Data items
============

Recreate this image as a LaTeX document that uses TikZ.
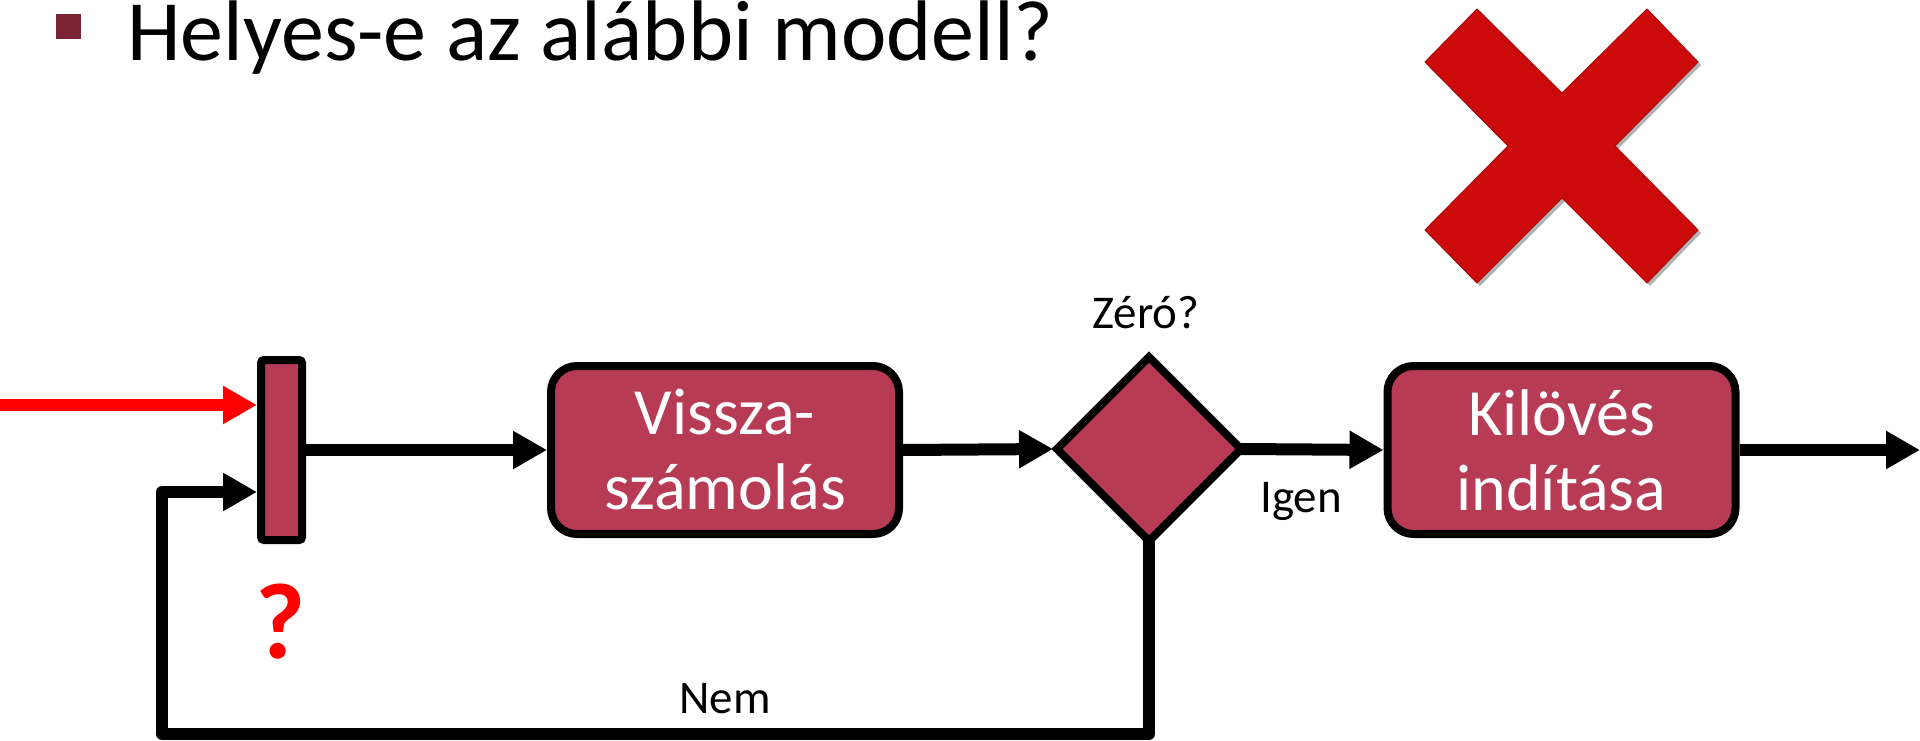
\documentclass[tikz,border=0pt]{standalone}
\usepackage{fontspec}
\setmainfont{Carlito}
\usetikzlibrary{arrows.meta,shapes.geometric,shadows}
\definecolor{boxfill}{RGB}{184,59,86}
\definecolor{bulletc}{RGB}{122,35,53}
\definecolor{xred}{RGB}{204,10,10}
\begin{document}
\begin{tikzpicture}[x=1pt,y=-1pt,
  shad/.style={drop shadow={opacity=0.3,shadow xshift=3pt,shadow yshift=-3pt,fill=black}},
  procbox/.style={draw=black,line width=8pt,fill=boxfill,rounded corners=26pt,
    minimum width=348pt,minimum height=168pt,inner sep=0pt,text=white,align=center,
    font=\fontsize{66}{75}\selectfont,shad},
  mergebar/.style={draw=black,line width=8pt,fill=boxfill,rounded corners=3pt,
    minimum width=41pt,minimum height=180pt,inner sep=0pt,shad},
  decision/.style={diamond,draw=black,line width=8pt,fill=boxfill,minimum size=184pt,
    inner sep=0pt,outer sep=0pt,miter limit=4,shad},
  flow/.style={line width=12pt,-{Triangle[length=34pt,width=36pt]}},
  lbl/.style={font=\fontsize{47}{52}\selectfont,inner sep=0pt,anchor=base}
]
\useasboundingbox (0,0) rectangle (1920,741);

% title
\node[fill=bulletc,minimum size=25pt,inner sep=0pt] (bullet) at (68.5,26.5) {};
\node[anchor=base west,inner sep=0pt,font=\fontsize{86}{100}\selectfont] (title) at (127,61) {Helyes-e az alábbi modell?};

% red cross
\path[fill=xred,draw=xred!85!black,line width=1pt,shad]
  (1562,93) -- (1647,9) -- (1698,62) -- (1615,146) -- (1698,230) -- (1647,283)
  -- (1562,198) -- (1477,283) -- (1425,230) -- (1508,146) -- (1425,62) -- (1477,9) -- cycle;

% feedback coordinates
\coordinate (fb1) at (1149,734);
\coordinate (fb2) at (162,734);
\coordinate (fb3) at (162,492);

% nodes
\node[mergebar] (bar) at (281.5,450) {};
\node[procbox] (count) at (725,450) {Vissza-\\számolás};
\node[decision] (dec) at (1149,449) {};
\node[procbox] (launch) at (1561.5,450) {Kilövés\\indítása};

\node[lbl] (zero) at (1146,328) {Zéró?};
\node[lbl] (igen) at (1301,512) {Igen};
\node[lbl] (nem) at (725,713) {Nem};
\node[lbl,text=red,font=\fontsize{108}{120}\selectfont\bfseries] (qm) at (281,658) {?};

% coordinates
\coordinate (redstart) at (0,405);
\coordinate (outend) at (1920,450);

% connectors
\draw[flow,red] (redstart) -- (redstart -| bar.west);
\draw[flow] (bar.east |- 0,450) -- (count.west);
\draw[flow] (count.east) -- ([xshift=-4pt]dec.west);
\draw[flow] (dec.east) -- (launch.west);
\draw[flow] (launch.east) -- (outend);
\draw[flow,line join=round] (dec.south) -- (fb1) -- (fb2) -- (fb3) -- (fb3 -| bar.west);
\end{tikzpicture}
\end{document}
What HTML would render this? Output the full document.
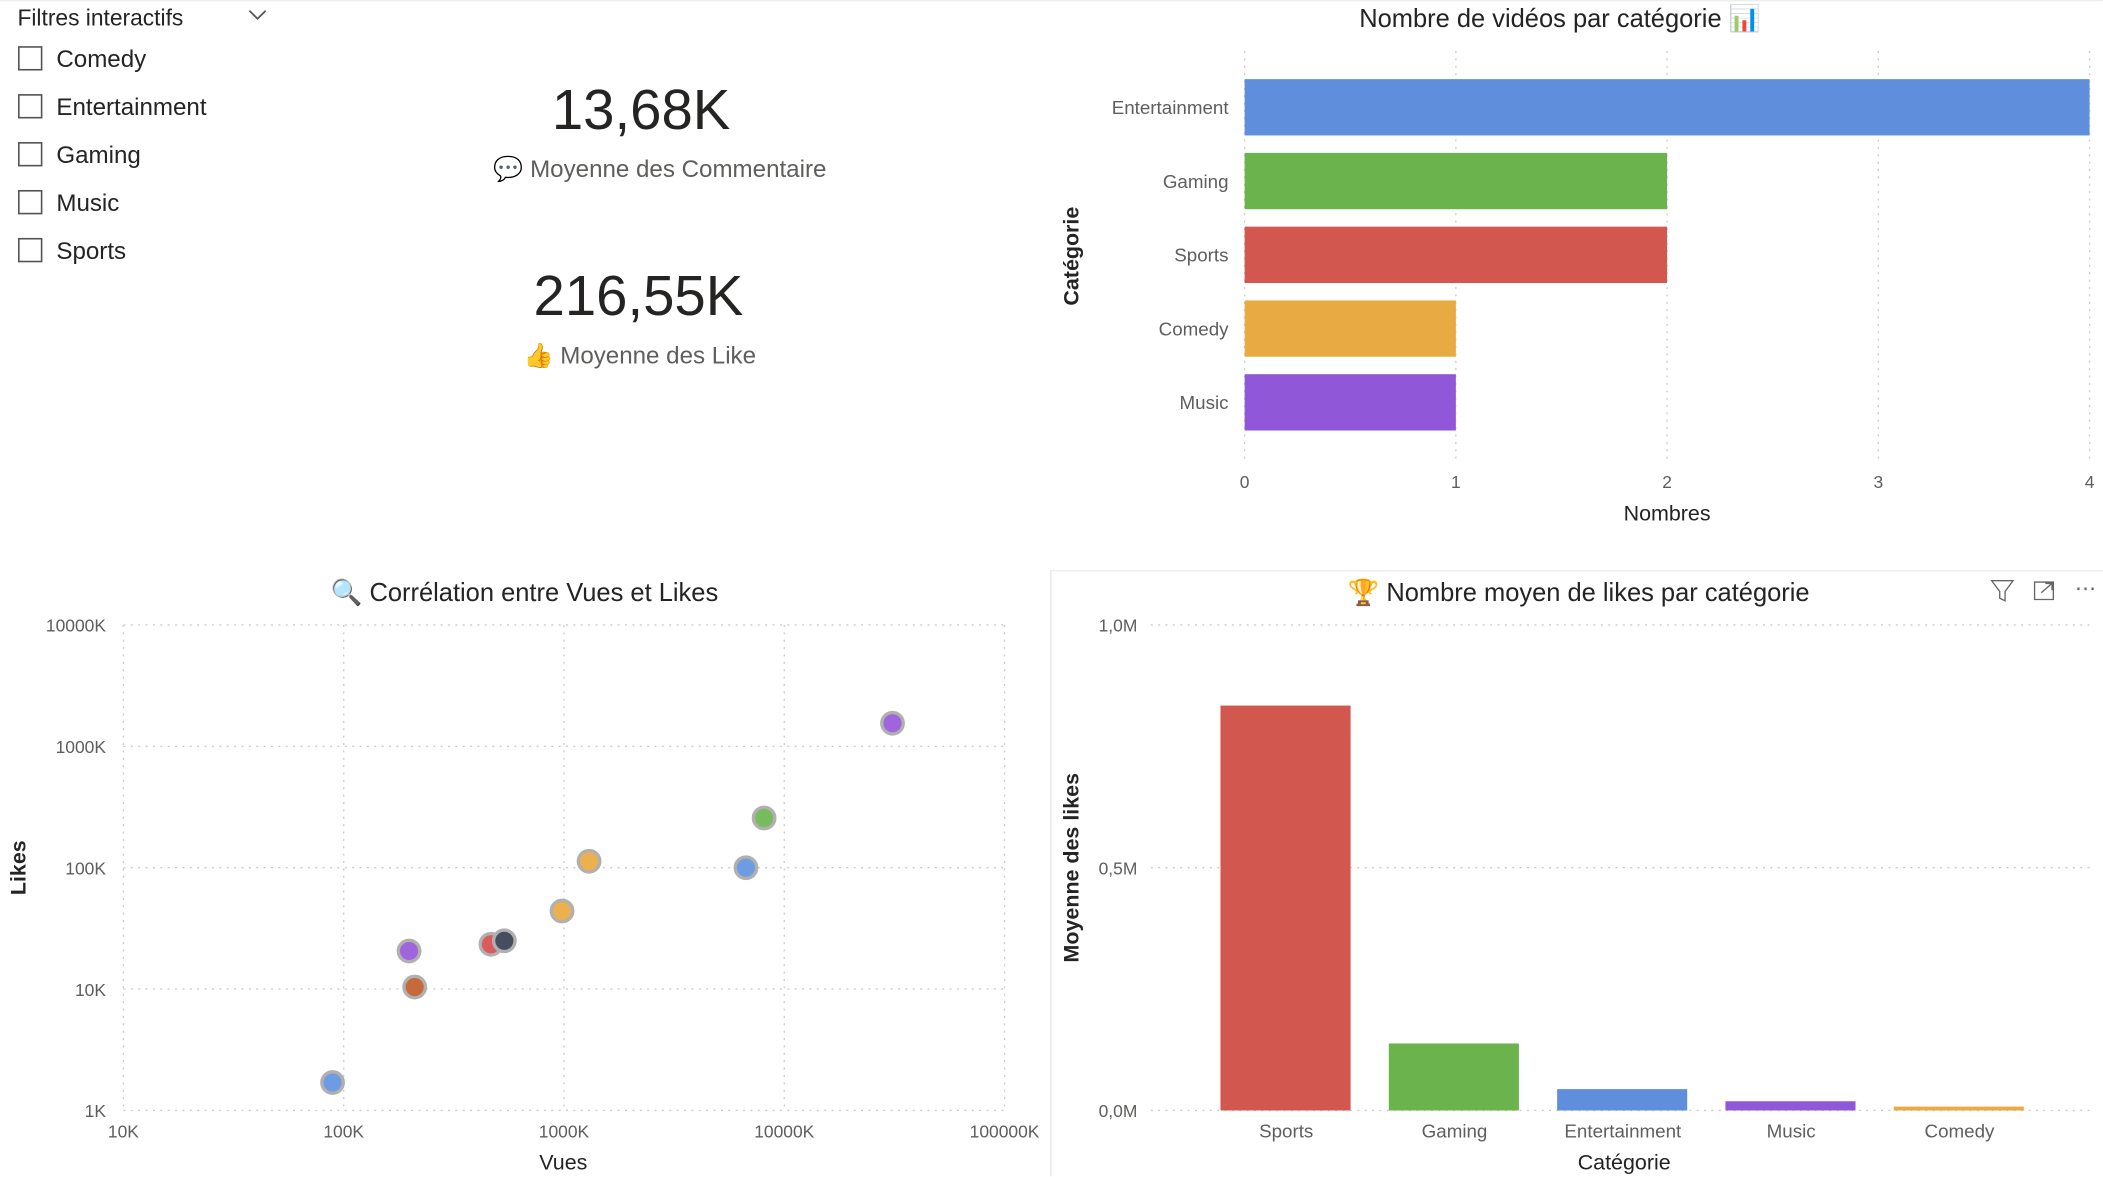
<!DOCTYPE html>
<html><head><meta charset="utf-8"><style>
html,body{margin:0;padding:0;background:#fff;}
svg{display:block;font-family:"Liberation Sans","DejaVu Sans",sans-serif;}
</style></head><body>
<svg id="root" width="2103" height="1177" viewBox="0 0 1568 877.6" xmlns="http://www.w3.org/2000/svg">
<line x1="0" y1="0.5" x2="1568" y2="0.5" stroke="#eee"/>
<g>
  <text x="13" y="19" font-size="17" fill="#252423">Filtres interactifs</text>
  <path d="M186 8 L192 14 L198 8" fill="none" stroke="#555" stroke-width="1.3"/>
  <g id="slicer-items"></g>
</g>
<g>
  <text x="478" y="96" font-size="42" text-anchor="middle" fill="#252423">13,68K</text>
  <text x="492" y="132" font-size="18" text-anchor="middle" fill="#605e5c">💬 Moyenne des Commentaire</text>
</g>
<g>
  <text x="476" y="235" font-size="42" text-anchor="middle" fill="#252423">216,55K</text>
  <text x="477" y="271" font-size="18" text-anchor="middle" fill="#605e5c">👍 Moyenne des Like</text>
</g>
<g id="hbar">
  <text x="1163" y="20" font-size="19" text-anchor="middle" fill="#252423">Nombre de vidéos par catégorie 📊</text>
  <text x="1243" y="388" font-size="16" text-anchor="middle" fill="#252423">Nombres</text>
  <text transform="translate(804,191) rotate(-90)" font-size="16" font-weight="bold" text-anchor="middle" fill="#252423">Catégorie</text>
</g>
<g id="scatter">
  <text x="391" y="448" font-size="19" text-anchor="middle" fill="#252423">🔍 Corrélation entre Vues et Likes</text>
  <text x="420" y="872" font-size="16" text-anchor="middle" fill="#252423">Vues</text>
  <text transform="translate(19,647) rotate(-90)" font-size="16" font-weight="bold" text-anchor="middle" fill="#252423">Likes</text>
</g>
<g id="col">
  <line x1="783.5" y1="425" x2="783.5" y2="877" stroke="#e6e6e6"/>
  <line x1="783" y1="425.5" x2="1568" y2="425.5" stroke="#eee"/>
  <text x="1177" y="448" font-size="19" text-anchor="middle" fill="#252423">🏆 Nombre moyen de likes par catégorie</text>
  <path d="M1485 433 L1501 433 L1495 441 L1495 448 L1491 446 L1491 441 Z" fill="none" stroke="#666" stroke-width="1"/>
  <path d="M1517 434 L1517 447 L1531 447 L1531 434 Z M1522 442 L1530 435 M1525 435 L1530 435 L1530 440" fill="none" stroke="#666" stroke-width="1"/>
  <text x="1555" y="444" font-size="16" text-anchor="middle" fill="#666">⋯</text>
  <text x="1211" y="872" font-size="16" text-anchor="middle" fill="#252423">Catégorie</text>
  <text transform="translate(804,647) rotate(-90)" font-size="16" font-weight="bold" text-anchor="middle" fill="#252423">Moyenne des likes</text>
</g>
</svg>
<script>
const NS="http://www.w3.org/2000/svg";
// slicer
const slicerItems=["Comedy","Entertainment","Gaming","Music","Sports"];
// horizontal bar chart
const hbarCategories=["Entertainment","Gaming","Sports","Comedy","Music"];
const hbarValues=[4,2,2,1,1];
const hbarTicks=[0,1,2,3,4];
const hbarColors=["#5f8fdc","#6ab34d","#d1574f","#e8aa42","#9058d8"];
// scatter (views, likes)
const scatterViews=[89000,198000,210000,466000,536000,980000,1300000,6700000,8100000,31000000];
const scatterLikes=[1700,20600,10400,23400,25000,44000,113000,100000,257000,1550000];
const scatterColors=["#6f9be3","#a064dc","#c8693a","#d95b5b","#454e5e","#edb04f","#edb04f","#6f9be3","#77bb5c","#a064dc"];
const scatterXTicks=[10000,100000,1000000,10000000,100000000];
const scatterXTickLabels=["10K","100K","1000K","10000K","100000K"];
const scatterYTicks=[1000,10000,100000,1000000,10000000];
const scatterYTickLabels=["1K","10K","100K","1000K","10000K"];
// column chart
const colCategories=["Sports","Gaming","Entertainment","Music","Comedy"];
const colValues=[834000,138000,44000,19000,8000];
const colColors=["#d1574f","#6ab34d","#5f8fdc","#9058d8","#e8aa42"];
const colTicks=[0,500000,1000000];
const colTickLabels=["0,0M","0,5M","1,0M"];

function mk(tag,attrs,parent,text){const e=document.createElementNS(NS,tag);for(const k in attrs)e.setAttribute(k,attrs[k]);if(text!==undefined)e.textContent=text;parent.appendChild(e);return e;}

// slicer
const si=document.getElementById('slicer-items');
slicerItems.forEach((s,i)=>{
  const y=43+i*35.75;
  const b=mk('rect',{x:14,y:y-8,width:17,height:17,fill:'#fff',stroke:'#555','stroke-width':1.2},si);
  
  
  const t=mk('text',{x:42,y:y+7,'font-size':18,fill:'#252423'},si,s);
  
  
});

// hbar
const hb=document.getElementById('hbar');
const hx=v=>928+v*157.5;
const hy=i=>59+i*55;
hbarTicks.forEach(t=>{
  const l=mk('line',{x1:hx(t),x2:hx(t),y1:38,y2:342,stroke:'#ccc','stroke-dasharray':'1.5 4'},hb);
  
  
  const tx=mk('text',{x:hx(t),y:364,'font-size':13,'text-anchor':'middle',fill:'#605e5c'},hb,String(t));
  
  
});
hbarCategories.forEach((c,i)=>{
  const r=mk('rect',{x:hx(0),y:hy(i),width:hx(hbarValues[i])-hx(0),height:42,fill:hbarColors[i]},hb);
  
  
  const t=mk('text',{x:916,y:hy(i)+26,'font-size':14,'text-anchor':'end',fill:'#605e5c'},hb,c);
  
  
});

// scatter
const sc=document.getElementById('scatter');
const sx=v=>92+(Math.log10(v)-4)*164.25;
const sy=v=>828-(Math.log10(v)-3)*90.5;
scatterXTicks.forEach((t,i)=>{
  const l=mk('line',{x1:sx(t),x2:sx(t),y1:466,y2:828,stroke:'#ccc','stroke-dasharray':'1.5 4'},sc);
  
  
  const tx=mk('text',{x:sx(t),y:848,'font-size':13,'text-anchor':'middle',fill:'#605e5c'},sc,scatterXTickLabels[i]);
  
  
});
scatterYTicks.forEach((t,i)=>{
  const l=mk('line',{x1:92,x2:749,y1:sy(t),y2:sy(t),stroke:'#ccc','stroke-dasharray':'1.5 4'},sc);
  
  
  const tx=mk('text',{x:79,y:sy(t)+5,'font-size':13,'text-anchor':'end',fill:'#605e5c'},sc,scatterYTickLabels[i]);
  
  
});
scatterViews.forEach((v,i)=>{
  const c=mk('circle',{cx:sx(v),cy:sy(scatterLikes[i]),r:8,fill:scatterColors[i],stroke:'#b0b0b0','stroke-width':2.5},sc);
  
  
});

// column chart
const cg=document.getElementById('col');
const cy=v=>828-v/1000000*362;
const cx=i=>910+i*125.5;
colTicks.forEach((t,i)=>{
  const l=mk('line',{x1:858,x2:1558,y1:cy(t),y2:cy(t),stroke:'#ccc','stroke-dasharray':'1.5 4'},cg);
  
  
  const tx=mk('text',{x:848,y:cy(t)+5,'font-size':13,'text-anchor':'end',fill:'#605e5c'},cg,colTickLabels[i]);
  
  
});
colCategories.forEach((c,i)=>{
  const r=mk('rect',{x:cx(i),y:cy(colValues[i]),width:97,height:cy(0)-cy(colValues[i]),fill:colColors[i]},cg);
  
  
  const t=mk('text',{x:cx(i)+49,y:848,'font-size':14,'text-anchor':'middle',fill:'#605e5c'},cg,c);
  
  
});
</script>
</body></html>
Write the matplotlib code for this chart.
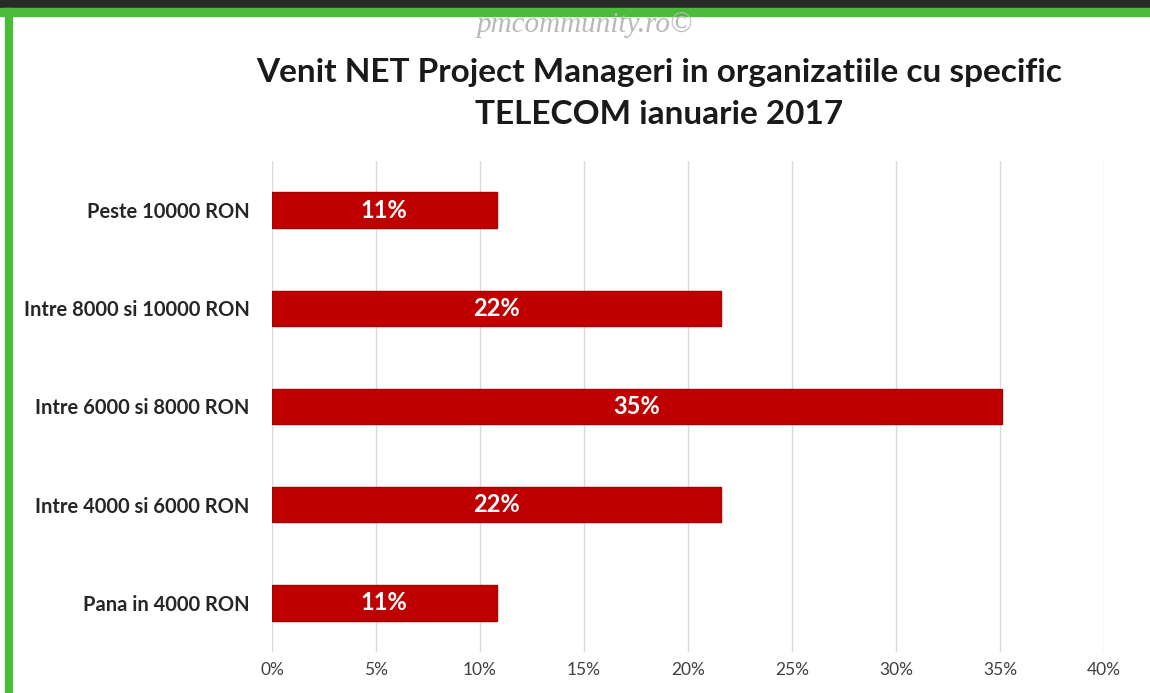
import matplotlib.pyplot as plt
from matplotlib.patches import Rectangle

# data (~n/37 respondents)
categories = ["Pana in 4000 RON", "Intre 4000 si 6000 RON", "Intre 6000 si 8000 RON",
              "Intre 8000 si 10000 RON", "Peste 10000 RON"]
values = [10.8, 21.6, 35.1, 21.6, 10.8]
bar_labels = ["11%", "22%", "35%", "22%", "11%"]
ticks = [0, 5, 10, 15, 20, 25, 30, 35, 40]
tick_labels = ["0%", "5%", "10%", "15%", "20%", "25%", "30%", "35%", "40%"]

W, H = 1150, 693
fig = plt.figure(figsize=(W / 100, H / 100), dpi=100)
fig.patch.set_facecolor("white")

# frame: dark strip on top, green border left and top
fig.patches.append(Rectangle((0, 1 - 8 / H), 1, 8 / H, transform=fig.transFigure,
                             color="#2a2a2a", zorder=0))
fig.patches.append(Rectangle((0, 1 - 16 / H), 1, 8 / H, transform=fig.transFigure,
                             color="#4cbb3c", zorder=0))
fig.patches.append(Rectangle((5 / W, 0), 7 / W, 1 - 8 / H, transform=fig.transFigure,
                             color="#4cbb3c", zorder=0))

ax = fig.add_axes([272 / W, 1 - 652 / H, (1104 - 272) / W, (652 - 161) / H])
y = list(range(len(categories)))
ax.barh(y, values, height=0.36, color="#c00000", edgecolor="#a30000", linewidth=1, zorder=3)

for yi, v, lab in zip(y, values, bar_labels):
    ax.text(v / 2, yi, lab, ha="center", va="center", color="white",
            fontsize=17, fontweight="bold", family="Lato", zorder=4)

ax.set_xlim(0, 40)
ax.set_ylim(-0.5, len(categories) - 0.5)
ax.set_xticks(ticks)
ax.set_xticklabels(tick_labels, family="Lato", fontsize=12.5, color="#404040")
ax.set_yticks(y)
ax.set_yticklabels(categories, family="Lato", fontsize=14.5, fontweight="bold", color="#262626")
ax.tick_params(axis="both", length=0)
ax.tick_params(axis="x", pad=7)
ax.tick_params(axis="y", pad=16)
ax.grid(axis="x", color="#d9d9d9", linewidth=1, zorder=0)
for s in ax.spines.values():
    s.set_visible(False)

fig.text(659 / W, 1 - 82 / H, "Venit NET Project Manageri in organizatiile cu specific",
         ha="center", va="baseline", fontsize=24, fontweight="bold", family="Lato", color="#1a1a1a")
fig.text(659 / W, 1 - 124 / H, "TELECOM ianuarie 2017",
         ha="center", va="baseline", fontsize=24, fontweight="bold", family="Lato", color="#1a1a1a")
fig.text(585 / W, 1 - 32 / H, "pmcommunity.ro©", ha="center", va="baseline",
         fontsize=21, style="italic", family="Liberation Serif", color="#b8b8b8")

fig.savefig("out.png", dpi=100)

============

▶ _GIVEN REQUEST_: Begin with the first line of the records and repeat every line up to the one with "(0,0) rectangle (1920,741);", counting that line too. Pictures are not part of the copy.

▶ _RESPONSE TO THIS EXERCISE_:
Recreate this image as a LaTeX document that uses TikZ.
\documentclass[tikz,border=0pt]{standalone}
\usepackage{fontspec}
\setmainfont{Carlito}
\usetikzlibrary{arrows.meta,shapes.geometric,shadows}
\definecolor{boxfill}{RGB}{184,59,86}
\definecolor{bulletc}{RGB}{122,35,53}
\definecolor{xred}{RGB}{204,10,10}
\begin{document}
\begin{tikzpicture}[x=1pt,y=-1pt,
  shad/.style={drop shadow={opacity=0.3,shadow xshift=3pt,shadow yshift=-3pt,fill=black}},
  procbox/.style={draw=black,line width=8pt,fill=boxfill,rounded corners=26pt,
    minimum width=348pt,minimum height=168pt,inner sep=0pt,text=white,align=center,
    font=\fontsize{66}{75}\selectfont,shad},
  mergebar/.style={draw=black,line width=8pt,fill=boxfill,rounded corners=3pt,
    minimum width=41pt,minimum height=180pt,inner sep=0pt,shad},
  decision/.style={diamond,draw=black,line width=8pt,fill=boxfill,minimum size=184pt,
    inner sep=0pt,outer sep=0pt,miter limit=4,shad},
  flow/.style={line width=12pt,-{Triangle[length=34pt,width=36pt]}},
  lbl/.style={font=\fontsize{47}{52}\selectfont,inner sep=0pt,anchor=base}
]
\useasboundingbox (0,0) rectangle (1920,741);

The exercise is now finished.